Comparing different approaches to housing planning is a key concern for Cucca and Friesenecker (Citation2022). Emphasising socio-spatial equality as a key principle of degrowth, the authors analyse a bottom-up housing project in which autonomy and self-organisation reproduced socio-spatial inequalities. In contrast, they demonstrate how a more top-down planning approach may well increase distributional justice, even if it limits the sharing of practices and resources among dwellers. In effect, the authors argue for combining top-down planning with bottom-up participation and autonomy as a promising avenue for achieving degrowth in housing provision.

3.2. Beyond planning

Throughout the SI urban planning is considered as a political activity that is socially produced, reflecting capitalist relations and structures that condition its capacity to contribute to degrowth urbanism. Accordingly, Martínez Alonso (Citation2022) blames the structural conditions for the partial failure of the new anti-austerity housing policy of Barcelona, demonstrating how “the well-established power relations in the production of urban space where the local government is a minor actor” and the housing policies aligning with the dominant discourse of austerity (Martínez Alonso Citation2022, 499). Similar structural constraints are echoed by Ruiz-Alejos and Prats (Citation2022) account of how municipal planners lose power over planning processes, as the logic of urban development in Södertälje follows the discourse of green growth, assuming economic profit as a necessary condition for urban development. As a result, urban planners are forced to prioritise commercial viability over social and environmental objectives. These observations relate to Xue’s (Citation2022) discussion of ethical dilemmas that may emerge once planners engage in promoting degrowth values against democratically adopted pro-growth agendas. In sum, these reflections point out a set of economic and political conditions that constrain the power and agency of urban planning in terms of initiating a degrowth transformation, as planning continues to operate within the capitalist paradigm of the production of society and space (Cattaneo et al. Citation2022; Chertkovskaya and Paulsson Citation2022; Mete Citation2022).
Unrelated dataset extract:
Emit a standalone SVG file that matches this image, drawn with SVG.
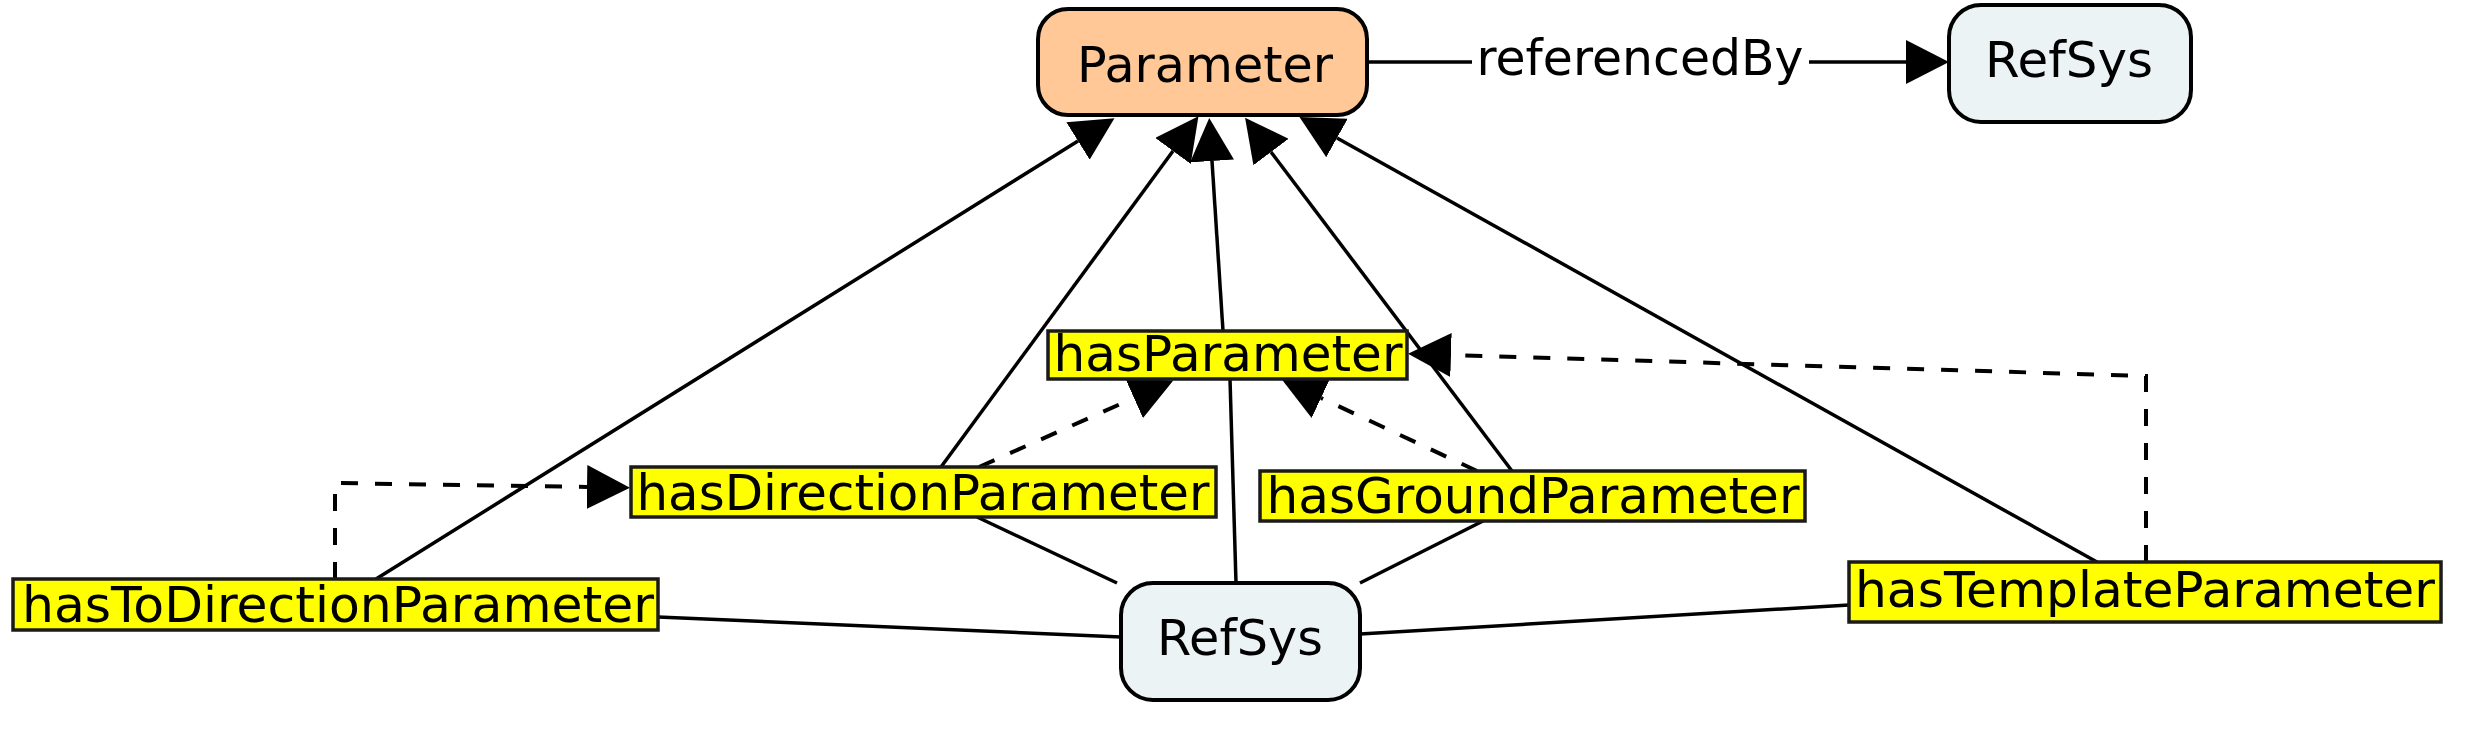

4. Future research perspectives

Together, the contributors to the SI foreground and strengthen the dialogue between degrowth and urban planning. They critique and conceptualise the way in which urban planning may be integrated in degrowth, notably arguing for its head-on recognition of the social and ecological implications of the growth paradigm. Importantly, while some of these observations are critical of the potential of urban planning to advance a degrowth future, the SI has identified several avenues for planning, manifested in actually existing policies and practices.

Needless to say, the seven articles of the SI should not be considered as a final statement in the debate, as many questions remain to be explored by urban and degrowth scholars. First, the implications of spatialising degrowth across geographical scales are yet to be further discussed and compared. For example, achieving social justice, equity and environmental sustainability would require different strategies at different scales. Associated with this is the roles played by authorities at different scales in initiating and steering the degrowth-oriented transformation, such as the power distribution between national, regional, and local planning authorities. Second, further research is needed to explore the relevance and impact of degrowth in localities beyond the global North, as the ongoing rapid development of cities in the global East and South may well pose a very different set of planning challenges. While heterogeneity within degrowth is often considered as its strength (Chertkovskaya, Paulsson, and Barca Citation2019; D'Alisa, Demaria, and Kallis Citation2014), identifying commonalities across degrowth currents and practices globally could empower the degrowth movement further. Third, as degrowth calls for societal transformation, further reflection is needed on how planning theory can better address the transformative edge of planning, particularly in relation to its normative and forward-looking dimension.

Disclosure statement

No potential conflict of interest was reported by the author(s).